* [Task directions]:
Repeat each line of the material exactly.

-*-*-

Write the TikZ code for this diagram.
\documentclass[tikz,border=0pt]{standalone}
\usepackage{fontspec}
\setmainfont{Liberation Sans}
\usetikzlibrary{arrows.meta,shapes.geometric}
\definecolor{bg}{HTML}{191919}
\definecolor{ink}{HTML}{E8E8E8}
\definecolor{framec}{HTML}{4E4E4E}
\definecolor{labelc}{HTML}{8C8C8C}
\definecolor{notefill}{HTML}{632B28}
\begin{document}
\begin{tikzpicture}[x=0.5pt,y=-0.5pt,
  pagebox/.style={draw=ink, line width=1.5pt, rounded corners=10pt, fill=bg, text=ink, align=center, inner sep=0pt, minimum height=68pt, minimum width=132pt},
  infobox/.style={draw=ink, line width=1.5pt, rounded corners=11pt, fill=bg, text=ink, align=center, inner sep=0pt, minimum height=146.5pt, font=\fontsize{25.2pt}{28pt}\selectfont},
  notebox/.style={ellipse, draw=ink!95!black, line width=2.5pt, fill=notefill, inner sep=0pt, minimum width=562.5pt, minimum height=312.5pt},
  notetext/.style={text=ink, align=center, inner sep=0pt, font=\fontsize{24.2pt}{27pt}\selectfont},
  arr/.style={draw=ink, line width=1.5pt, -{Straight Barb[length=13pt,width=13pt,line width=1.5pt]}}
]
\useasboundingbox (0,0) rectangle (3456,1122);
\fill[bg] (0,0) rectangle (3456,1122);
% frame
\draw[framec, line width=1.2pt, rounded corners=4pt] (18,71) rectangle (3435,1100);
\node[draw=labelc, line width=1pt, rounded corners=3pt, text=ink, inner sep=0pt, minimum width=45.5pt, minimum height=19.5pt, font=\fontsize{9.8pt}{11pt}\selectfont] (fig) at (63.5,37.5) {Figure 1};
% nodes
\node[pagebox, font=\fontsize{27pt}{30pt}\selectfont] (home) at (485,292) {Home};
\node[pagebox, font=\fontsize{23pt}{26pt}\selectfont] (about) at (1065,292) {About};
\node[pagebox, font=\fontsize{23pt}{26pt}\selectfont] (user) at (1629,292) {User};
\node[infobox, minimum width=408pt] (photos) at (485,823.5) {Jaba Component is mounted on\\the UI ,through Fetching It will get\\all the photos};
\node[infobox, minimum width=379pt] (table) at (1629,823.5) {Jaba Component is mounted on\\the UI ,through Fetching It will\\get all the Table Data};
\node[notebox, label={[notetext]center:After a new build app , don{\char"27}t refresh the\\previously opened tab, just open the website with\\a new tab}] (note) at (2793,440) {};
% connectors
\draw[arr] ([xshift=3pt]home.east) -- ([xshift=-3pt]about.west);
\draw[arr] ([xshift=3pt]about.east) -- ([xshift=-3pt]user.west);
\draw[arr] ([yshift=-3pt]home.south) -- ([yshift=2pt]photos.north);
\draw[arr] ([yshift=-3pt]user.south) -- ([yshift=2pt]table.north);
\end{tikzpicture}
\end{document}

-*-*-

* [Response to this task]:
Write the TikZ code for this diagram.
\documentclass[tikz,border=0pt]{standalone}
\usepackage{fontspec}
\setmainfont{Liberation Sans}
\usetikzlibrary{arrows.meta,shapes.geometric}
\definecolor{bg}{HTML}{191919}
\definecolor{ink}{HTML}{E8E8E8}
\definecolor{framec}{HTML}{4E4E4E}
\definecolor{labelc}{HTML}{8C8C8C}
\definecolor{notefill}{HTML}{632B28}
\begin{document}
\begin{tikzpicture}[x=0.5pt,y=-0.5pt,
  pagebox/.style={draw=ink, line width=1.5pt, rounded corners=10pt, fill=bg, text=ink, align=center, inner sep=0pt, minimum height=68pt, minimum width=132pt},
  infobox/.style={draw=ink, line width=1.5pt, rounded corners=11pt, fill=bg, text=ink, align=center, inner sep=0pt, minimum height=146.5pt, font=\fontsize{25.2pt}{28pt}\selectfont},
  notebox/.style={ellipse, draw=ink!95!black, line width=2.5pt, fill=notefill, inner sep=0pt, minimum width=562.5pt, minimum height=312.5pt},
  notetext/.style={text=ink, align=center, inner sep=0pt, font=\fontsize{24.2pt}{27pt}\selectfont},
  arr/.style={draw=ink, line width=1.5pt, -{Straight Barb[length=13pt,width=13pt,line width=1.5pt]}}
]
\useasboundingbox (0,0) rectangle (3456,1122);
\fill[bg] (0,0) rectangle (3456,1122);
% frame
\draw[framec, line width=1.2pt, rounded corners=4pt] (18,71) rectangle (3435,1100);
\node[draw=labelc, line width=1pt, rounded corners=3pt, text=ink, inner sep=0pt, minimum width=45.5pt, minimum height=19.5pt, font=\fontsize{9.8pt}{11pt}\selectfont] (fig) at (63.5,37.5) {Figure 1};
% nodes
\node[pagebox, font=\fontsize{27pt}{30pt}\selectfont] (home) at (485,292) {Home};
\node[pagebox, font=\fontsize{23pt}{26pt}\selectfont] (about) at (1065,292) {About};
\node[pagebox, font=\fontsize{23pt}{26pt}\selectfont] (user) at (1629,292) {User};
\node[infobox, minimum width=408pt] (photos) at (485,823.5) {Jaba Component is mounted on\\the UI ,through Fetching It will get\\all the photos};
\node[infobox, minimum width=379pt] (table) at (1629,823.5) {Jaba Component is mounted on\\the UI ,through Fetching It will\\get all the Table Data};
\node[notebox, label={[notetext]center:After a new build app , don{\char"27}t refresh the\\previously opened tab, just open the website with\\a new tab}] (note) at (2793,440) {};
% connectors
\draw[arr] ([xshift=3pt]home.east) -- ([xshift=-3pt]about.west);
\draw[arr] ([xshift=3pt]about.east) -- ([xshift=-3pt]user.west);
\draw[arr] ([yshift=-3pt]home.south) -- ([yshift=2pt]photos.north);
\draw[arr] ([yshift=-3pt]user.south) -- ([yshift=2pt]table.north);
\end{tikzpicture}
\end{document}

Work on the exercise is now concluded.